----- Data provided
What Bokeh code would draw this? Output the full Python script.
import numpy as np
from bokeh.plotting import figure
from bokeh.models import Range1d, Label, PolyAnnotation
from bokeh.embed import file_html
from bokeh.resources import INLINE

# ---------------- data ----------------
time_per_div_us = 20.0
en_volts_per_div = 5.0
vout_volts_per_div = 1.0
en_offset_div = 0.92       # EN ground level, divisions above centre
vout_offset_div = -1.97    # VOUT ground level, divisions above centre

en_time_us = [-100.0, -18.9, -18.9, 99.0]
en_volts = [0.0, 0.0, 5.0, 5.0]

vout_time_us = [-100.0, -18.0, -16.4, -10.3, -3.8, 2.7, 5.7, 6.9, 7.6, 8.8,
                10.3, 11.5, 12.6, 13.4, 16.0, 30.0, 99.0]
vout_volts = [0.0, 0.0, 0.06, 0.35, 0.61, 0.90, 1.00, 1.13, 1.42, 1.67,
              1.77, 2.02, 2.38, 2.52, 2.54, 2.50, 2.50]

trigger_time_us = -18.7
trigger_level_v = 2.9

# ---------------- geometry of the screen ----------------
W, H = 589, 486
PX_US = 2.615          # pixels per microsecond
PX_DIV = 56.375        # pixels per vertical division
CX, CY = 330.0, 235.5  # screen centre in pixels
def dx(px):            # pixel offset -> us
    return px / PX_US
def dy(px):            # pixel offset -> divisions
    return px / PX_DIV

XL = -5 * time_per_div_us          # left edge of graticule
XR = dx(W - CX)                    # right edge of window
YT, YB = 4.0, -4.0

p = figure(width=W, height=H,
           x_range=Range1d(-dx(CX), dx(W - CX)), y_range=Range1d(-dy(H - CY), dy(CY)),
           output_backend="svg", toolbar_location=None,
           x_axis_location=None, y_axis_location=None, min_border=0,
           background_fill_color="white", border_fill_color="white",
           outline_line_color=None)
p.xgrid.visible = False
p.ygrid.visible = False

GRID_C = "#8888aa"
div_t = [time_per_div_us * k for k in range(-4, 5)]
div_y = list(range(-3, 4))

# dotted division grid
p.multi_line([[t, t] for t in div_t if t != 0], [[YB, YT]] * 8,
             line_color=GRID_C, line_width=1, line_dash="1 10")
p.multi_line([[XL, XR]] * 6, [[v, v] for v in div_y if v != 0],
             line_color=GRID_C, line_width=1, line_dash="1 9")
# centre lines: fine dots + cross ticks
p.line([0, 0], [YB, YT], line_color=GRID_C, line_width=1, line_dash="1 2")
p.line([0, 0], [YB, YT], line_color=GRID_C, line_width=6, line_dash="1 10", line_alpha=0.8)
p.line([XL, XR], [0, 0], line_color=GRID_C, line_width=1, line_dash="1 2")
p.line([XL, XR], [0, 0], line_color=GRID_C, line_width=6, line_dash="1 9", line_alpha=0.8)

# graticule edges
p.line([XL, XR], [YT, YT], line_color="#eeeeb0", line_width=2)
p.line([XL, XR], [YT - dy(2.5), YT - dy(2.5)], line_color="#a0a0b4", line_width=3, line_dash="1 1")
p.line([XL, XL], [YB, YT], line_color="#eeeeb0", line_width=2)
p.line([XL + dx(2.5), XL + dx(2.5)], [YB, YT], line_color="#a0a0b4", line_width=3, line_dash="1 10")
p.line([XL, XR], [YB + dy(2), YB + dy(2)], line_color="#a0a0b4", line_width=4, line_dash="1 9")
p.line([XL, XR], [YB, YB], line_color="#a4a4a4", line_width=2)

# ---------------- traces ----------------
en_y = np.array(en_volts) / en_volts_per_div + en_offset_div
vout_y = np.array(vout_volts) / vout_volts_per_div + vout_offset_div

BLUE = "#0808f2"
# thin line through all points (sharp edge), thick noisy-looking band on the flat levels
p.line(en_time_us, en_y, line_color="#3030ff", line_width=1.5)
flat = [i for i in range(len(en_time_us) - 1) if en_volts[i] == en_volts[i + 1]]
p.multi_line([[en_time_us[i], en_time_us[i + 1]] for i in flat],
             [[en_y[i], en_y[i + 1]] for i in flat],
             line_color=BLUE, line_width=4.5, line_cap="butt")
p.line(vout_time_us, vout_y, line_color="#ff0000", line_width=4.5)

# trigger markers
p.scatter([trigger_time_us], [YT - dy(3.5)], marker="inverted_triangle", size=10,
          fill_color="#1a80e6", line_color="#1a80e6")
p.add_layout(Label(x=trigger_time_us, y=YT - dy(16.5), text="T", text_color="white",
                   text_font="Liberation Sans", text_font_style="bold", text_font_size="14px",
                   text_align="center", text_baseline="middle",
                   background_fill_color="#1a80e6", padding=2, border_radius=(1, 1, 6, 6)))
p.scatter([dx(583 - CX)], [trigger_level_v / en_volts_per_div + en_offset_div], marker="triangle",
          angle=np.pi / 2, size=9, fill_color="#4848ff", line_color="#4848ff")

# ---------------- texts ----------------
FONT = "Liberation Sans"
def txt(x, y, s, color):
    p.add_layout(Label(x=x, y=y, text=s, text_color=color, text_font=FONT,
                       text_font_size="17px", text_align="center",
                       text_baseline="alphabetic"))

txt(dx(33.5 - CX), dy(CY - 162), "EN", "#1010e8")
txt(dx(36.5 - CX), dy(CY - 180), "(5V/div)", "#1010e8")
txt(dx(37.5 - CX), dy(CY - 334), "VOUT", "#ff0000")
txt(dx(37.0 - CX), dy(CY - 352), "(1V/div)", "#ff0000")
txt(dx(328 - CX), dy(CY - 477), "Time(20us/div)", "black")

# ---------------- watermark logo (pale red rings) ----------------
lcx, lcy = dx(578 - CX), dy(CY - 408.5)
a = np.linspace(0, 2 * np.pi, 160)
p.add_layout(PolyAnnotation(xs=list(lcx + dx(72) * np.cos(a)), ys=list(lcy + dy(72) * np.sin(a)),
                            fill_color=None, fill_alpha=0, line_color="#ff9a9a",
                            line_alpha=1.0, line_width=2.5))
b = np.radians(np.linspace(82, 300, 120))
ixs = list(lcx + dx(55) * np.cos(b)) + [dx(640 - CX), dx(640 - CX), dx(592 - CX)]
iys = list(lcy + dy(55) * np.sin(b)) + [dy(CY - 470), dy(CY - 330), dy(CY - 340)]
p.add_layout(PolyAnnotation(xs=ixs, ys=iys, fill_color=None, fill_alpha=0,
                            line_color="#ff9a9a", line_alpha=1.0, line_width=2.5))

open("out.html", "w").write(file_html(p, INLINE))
----------
## Exercise aim
Return only the lines from the beginning of the material up to and including the line with "en_volts = [0.0, 0.0, 5.0, 5.0]", exactly as written.

## Task result
What Bokeh code would draw this? Output the full Python script.
import numpy as np
from bokeh.plotting import figure
from bokeh.models import Range1d, Label, PolyAnnotation
from bokeh.embed import file_html
from bokeh.resources import INLINE

# ---------------- data ----------------
time_per_div_us = 20.0
en_volts_per_div = 5.0
vout_volts_per_div = 1.0
en_offset_div = 0.92       # EN ground level, divisions above centre
vout_offset_div = -1.97    # VOUT ground level, divisions above centre

en_time_us = [-100.0, -18.9, -18.9, 99.0]
en_volts = [0.0, 0.0, 5.0, 5.0]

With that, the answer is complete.